Dataset items
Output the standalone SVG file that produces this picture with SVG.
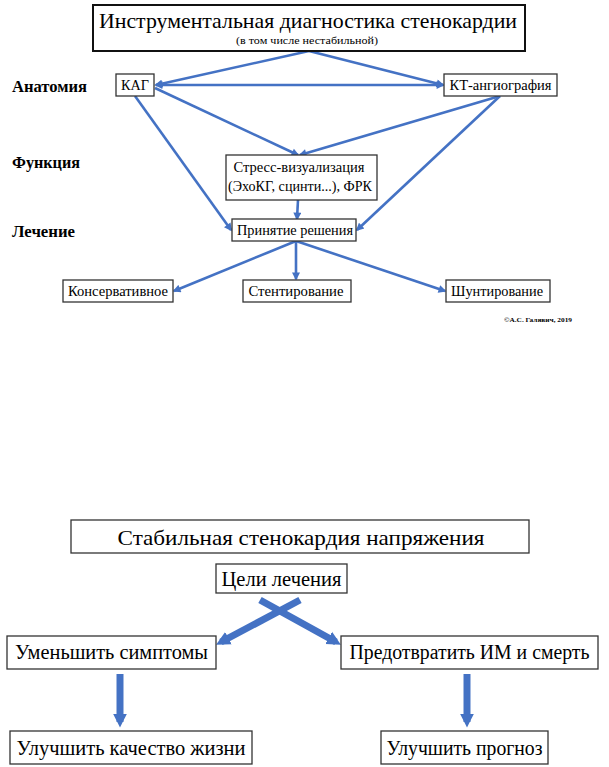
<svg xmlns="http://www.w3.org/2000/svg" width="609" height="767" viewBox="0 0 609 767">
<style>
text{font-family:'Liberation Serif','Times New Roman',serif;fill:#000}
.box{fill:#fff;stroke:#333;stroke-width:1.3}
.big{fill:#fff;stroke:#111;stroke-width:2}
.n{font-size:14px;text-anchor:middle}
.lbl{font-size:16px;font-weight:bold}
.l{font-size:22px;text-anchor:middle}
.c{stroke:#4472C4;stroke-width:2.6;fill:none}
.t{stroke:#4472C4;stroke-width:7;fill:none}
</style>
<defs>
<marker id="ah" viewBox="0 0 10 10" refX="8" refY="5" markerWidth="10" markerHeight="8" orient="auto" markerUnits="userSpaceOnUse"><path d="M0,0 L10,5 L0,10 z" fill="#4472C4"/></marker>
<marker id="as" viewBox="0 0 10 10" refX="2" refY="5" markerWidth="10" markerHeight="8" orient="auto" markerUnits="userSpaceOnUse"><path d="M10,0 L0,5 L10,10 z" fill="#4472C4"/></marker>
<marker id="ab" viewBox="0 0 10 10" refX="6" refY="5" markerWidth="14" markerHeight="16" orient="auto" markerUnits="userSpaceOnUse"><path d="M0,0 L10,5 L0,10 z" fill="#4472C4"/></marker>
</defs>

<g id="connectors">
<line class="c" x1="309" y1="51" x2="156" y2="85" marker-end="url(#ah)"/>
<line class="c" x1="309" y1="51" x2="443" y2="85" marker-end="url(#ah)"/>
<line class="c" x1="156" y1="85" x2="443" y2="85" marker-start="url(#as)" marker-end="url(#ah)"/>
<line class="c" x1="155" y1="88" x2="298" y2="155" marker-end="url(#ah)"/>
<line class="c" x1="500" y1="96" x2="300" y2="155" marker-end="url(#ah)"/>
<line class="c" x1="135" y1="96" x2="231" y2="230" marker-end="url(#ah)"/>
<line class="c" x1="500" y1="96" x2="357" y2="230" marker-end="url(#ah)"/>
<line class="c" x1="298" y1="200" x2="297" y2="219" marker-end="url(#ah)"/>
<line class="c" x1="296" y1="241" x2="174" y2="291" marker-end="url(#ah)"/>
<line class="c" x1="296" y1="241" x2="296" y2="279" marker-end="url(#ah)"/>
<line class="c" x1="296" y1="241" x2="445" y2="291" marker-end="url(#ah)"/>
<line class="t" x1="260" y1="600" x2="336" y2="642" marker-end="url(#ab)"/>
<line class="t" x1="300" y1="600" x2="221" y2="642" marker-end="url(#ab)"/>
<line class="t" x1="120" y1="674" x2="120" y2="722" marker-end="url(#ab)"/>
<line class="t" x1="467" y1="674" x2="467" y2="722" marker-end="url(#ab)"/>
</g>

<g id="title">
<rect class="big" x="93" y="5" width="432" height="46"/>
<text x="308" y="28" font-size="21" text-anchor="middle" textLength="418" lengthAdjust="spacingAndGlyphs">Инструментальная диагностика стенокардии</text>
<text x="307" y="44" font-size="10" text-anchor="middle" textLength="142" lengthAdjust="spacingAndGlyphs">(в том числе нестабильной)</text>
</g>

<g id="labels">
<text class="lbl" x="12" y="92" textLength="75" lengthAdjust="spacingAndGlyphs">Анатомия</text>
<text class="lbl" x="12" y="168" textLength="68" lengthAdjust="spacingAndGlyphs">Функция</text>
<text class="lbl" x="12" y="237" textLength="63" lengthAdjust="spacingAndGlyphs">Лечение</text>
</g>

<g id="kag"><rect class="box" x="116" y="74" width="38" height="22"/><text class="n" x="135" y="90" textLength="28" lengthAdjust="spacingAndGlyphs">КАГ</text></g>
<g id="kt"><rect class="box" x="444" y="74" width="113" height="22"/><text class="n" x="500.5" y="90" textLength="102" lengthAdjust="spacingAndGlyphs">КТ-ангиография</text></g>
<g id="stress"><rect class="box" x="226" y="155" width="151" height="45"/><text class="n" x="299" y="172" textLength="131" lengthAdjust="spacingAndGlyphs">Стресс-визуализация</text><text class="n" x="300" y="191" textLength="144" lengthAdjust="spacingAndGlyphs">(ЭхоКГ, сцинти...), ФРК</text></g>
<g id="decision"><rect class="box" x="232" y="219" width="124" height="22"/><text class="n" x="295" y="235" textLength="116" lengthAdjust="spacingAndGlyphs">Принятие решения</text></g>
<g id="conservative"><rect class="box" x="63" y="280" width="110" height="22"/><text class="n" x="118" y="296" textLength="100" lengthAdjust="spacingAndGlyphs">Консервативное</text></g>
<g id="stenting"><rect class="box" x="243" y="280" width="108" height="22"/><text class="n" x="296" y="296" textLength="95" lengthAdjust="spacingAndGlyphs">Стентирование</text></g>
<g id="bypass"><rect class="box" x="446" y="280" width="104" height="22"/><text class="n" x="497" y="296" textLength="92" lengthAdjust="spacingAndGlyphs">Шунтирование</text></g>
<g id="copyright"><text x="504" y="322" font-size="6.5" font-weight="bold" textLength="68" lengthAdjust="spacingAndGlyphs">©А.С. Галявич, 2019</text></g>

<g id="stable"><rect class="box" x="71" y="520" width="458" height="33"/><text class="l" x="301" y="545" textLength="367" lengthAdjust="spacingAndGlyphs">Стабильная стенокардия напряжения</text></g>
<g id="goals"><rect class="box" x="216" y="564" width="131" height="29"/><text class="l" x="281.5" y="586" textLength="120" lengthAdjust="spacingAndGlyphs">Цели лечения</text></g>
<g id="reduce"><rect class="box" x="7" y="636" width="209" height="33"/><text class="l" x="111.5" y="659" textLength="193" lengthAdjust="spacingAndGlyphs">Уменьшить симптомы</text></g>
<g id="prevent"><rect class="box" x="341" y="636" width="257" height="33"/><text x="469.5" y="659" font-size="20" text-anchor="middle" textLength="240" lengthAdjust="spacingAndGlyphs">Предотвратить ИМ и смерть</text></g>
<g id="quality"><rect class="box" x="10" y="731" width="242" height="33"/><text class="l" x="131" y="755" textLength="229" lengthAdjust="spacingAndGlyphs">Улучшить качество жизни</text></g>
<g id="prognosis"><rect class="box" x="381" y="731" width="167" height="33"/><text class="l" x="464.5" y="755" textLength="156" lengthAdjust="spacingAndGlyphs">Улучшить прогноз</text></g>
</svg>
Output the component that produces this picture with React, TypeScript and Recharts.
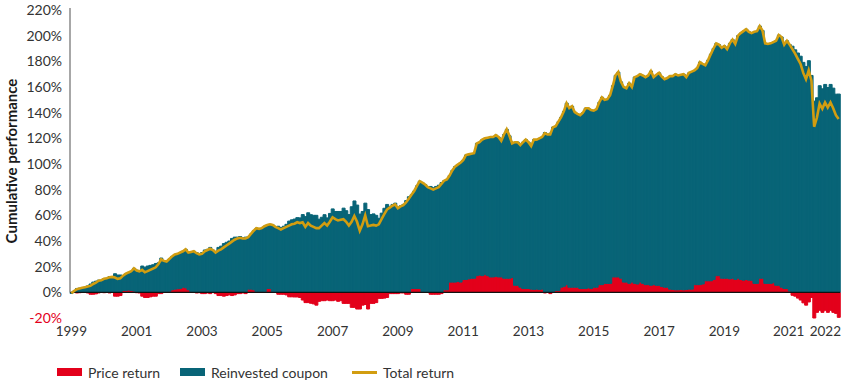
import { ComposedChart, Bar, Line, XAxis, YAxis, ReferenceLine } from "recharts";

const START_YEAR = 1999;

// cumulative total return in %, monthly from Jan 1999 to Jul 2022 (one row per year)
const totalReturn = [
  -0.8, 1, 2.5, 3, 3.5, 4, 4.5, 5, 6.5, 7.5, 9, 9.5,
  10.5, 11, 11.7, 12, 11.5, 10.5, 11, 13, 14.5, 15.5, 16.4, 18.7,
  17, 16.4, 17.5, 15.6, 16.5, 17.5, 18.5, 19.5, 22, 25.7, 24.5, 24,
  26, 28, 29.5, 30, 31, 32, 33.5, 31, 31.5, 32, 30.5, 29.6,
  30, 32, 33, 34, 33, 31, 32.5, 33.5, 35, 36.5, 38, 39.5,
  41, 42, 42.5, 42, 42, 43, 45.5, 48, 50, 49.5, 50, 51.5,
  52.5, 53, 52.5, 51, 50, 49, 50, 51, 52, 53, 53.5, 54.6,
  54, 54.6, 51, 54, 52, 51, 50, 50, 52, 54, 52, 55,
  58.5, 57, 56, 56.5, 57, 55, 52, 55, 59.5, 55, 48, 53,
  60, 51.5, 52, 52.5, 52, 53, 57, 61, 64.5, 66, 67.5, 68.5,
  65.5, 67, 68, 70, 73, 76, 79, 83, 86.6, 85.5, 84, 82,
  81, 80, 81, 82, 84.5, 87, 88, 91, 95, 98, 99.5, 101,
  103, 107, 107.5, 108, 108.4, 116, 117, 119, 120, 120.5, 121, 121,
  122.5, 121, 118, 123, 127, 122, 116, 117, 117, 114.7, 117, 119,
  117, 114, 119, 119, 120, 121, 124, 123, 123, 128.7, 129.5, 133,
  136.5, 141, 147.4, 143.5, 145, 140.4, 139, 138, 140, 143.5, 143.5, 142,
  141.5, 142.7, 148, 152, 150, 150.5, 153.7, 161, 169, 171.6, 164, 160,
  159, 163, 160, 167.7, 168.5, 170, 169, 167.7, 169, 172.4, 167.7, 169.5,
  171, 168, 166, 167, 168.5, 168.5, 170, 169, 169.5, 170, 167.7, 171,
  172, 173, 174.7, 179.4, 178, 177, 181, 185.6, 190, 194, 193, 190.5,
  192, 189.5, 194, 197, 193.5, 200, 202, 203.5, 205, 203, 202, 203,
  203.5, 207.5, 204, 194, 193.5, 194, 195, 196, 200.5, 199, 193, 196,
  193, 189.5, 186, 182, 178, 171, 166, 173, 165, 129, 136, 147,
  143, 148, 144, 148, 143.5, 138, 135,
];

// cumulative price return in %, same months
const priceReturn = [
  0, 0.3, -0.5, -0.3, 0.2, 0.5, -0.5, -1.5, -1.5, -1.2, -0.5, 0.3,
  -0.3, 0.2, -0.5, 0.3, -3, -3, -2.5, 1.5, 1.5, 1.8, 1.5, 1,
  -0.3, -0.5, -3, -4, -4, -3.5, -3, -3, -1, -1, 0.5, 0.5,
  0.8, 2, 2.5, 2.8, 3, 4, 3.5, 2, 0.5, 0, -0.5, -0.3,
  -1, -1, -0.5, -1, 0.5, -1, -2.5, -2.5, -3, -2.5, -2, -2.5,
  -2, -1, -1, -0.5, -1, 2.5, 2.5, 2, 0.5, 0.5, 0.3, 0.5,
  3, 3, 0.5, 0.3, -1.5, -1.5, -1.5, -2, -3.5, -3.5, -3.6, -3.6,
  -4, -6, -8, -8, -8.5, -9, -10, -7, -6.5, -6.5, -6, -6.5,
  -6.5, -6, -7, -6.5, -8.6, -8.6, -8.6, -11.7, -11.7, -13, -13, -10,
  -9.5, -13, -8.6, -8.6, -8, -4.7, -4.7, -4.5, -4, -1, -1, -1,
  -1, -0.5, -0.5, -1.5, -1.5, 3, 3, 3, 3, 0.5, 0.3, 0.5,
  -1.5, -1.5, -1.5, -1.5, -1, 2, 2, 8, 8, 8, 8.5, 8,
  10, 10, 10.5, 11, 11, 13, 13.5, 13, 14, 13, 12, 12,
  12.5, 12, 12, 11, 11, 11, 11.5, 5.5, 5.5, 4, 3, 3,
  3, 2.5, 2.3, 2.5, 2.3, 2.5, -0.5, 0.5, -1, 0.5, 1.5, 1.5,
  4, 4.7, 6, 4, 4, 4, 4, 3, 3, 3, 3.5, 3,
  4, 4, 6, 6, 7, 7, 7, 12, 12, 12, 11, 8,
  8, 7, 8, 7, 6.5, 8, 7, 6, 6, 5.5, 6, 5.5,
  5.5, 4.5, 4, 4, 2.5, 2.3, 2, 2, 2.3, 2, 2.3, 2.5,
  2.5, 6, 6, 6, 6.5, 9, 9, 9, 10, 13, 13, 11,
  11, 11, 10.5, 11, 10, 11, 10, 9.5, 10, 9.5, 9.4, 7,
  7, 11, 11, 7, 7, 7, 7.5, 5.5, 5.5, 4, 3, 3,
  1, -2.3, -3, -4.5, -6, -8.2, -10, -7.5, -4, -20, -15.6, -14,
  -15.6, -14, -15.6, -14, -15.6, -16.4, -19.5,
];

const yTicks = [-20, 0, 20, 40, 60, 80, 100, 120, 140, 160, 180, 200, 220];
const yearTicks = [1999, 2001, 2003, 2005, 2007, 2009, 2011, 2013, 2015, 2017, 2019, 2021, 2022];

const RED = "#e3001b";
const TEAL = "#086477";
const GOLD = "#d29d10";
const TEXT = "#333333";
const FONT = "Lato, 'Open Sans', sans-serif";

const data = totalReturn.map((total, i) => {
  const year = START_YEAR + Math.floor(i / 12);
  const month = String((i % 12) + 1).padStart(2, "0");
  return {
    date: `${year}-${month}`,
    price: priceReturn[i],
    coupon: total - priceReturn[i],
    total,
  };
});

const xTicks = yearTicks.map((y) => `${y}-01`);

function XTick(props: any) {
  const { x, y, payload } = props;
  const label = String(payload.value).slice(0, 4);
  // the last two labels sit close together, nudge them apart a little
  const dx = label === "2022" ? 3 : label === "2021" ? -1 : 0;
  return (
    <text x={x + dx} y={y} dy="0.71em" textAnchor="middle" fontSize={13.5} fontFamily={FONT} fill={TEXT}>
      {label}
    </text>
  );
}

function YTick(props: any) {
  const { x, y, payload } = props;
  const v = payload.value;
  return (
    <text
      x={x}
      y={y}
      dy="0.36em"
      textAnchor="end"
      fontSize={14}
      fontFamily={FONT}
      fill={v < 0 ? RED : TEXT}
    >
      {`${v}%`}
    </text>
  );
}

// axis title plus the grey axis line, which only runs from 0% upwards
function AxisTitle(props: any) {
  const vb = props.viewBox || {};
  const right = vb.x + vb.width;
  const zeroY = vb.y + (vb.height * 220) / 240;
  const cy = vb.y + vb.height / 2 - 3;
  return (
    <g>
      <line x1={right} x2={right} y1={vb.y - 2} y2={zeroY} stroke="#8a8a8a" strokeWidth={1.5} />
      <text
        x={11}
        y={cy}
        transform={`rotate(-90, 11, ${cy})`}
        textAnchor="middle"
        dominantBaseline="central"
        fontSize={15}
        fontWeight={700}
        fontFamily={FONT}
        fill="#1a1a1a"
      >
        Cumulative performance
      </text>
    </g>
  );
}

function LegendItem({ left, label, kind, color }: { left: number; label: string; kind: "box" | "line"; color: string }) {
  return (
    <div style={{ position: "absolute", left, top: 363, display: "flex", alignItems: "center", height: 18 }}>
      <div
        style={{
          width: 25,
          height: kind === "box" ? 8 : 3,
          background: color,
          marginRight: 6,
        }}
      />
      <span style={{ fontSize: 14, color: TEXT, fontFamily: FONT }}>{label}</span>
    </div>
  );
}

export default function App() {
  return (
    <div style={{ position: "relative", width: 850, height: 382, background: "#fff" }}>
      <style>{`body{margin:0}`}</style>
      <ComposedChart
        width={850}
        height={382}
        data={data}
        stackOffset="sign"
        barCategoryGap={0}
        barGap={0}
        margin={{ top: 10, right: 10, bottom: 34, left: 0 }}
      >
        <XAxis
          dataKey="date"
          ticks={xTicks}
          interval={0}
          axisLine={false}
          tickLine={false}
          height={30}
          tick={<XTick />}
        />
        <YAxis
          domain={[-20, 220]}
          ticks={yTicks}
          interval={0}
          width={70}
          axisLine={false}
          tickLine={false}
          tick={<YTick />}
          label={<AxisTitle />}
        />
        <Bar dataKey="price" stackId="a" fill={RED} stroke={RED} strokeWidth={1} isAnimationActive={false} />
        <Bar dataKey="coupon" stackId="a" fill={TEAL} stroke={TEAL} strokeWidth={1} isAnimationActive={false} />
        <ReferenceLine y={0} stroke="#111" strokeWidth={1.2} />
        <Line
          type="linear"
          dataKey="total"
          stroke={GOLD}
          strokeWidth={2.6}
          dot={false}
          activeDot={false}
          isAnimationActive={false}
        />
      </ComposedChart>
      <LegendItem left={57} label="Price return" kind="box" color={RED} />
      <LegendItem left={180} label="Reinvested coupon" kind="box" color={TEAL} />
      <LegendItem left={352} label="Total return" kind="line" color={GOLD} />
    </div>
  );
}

▶ _PROBLEM TO WORK ON_:
Leaving out the pictures, extract the stretch from the line holding "Output the component" through the line holding "const START_YEAR = 1999;", word for word.

▶ _SOLVED EXERCISE_:
Output the component that produces this picture with React, TypeScript and Recharts.
import { ComposedChart, Bar, Line, XAxis, YAxis, ReferenceLine } from "recharts";

const START_YEAR = 1999;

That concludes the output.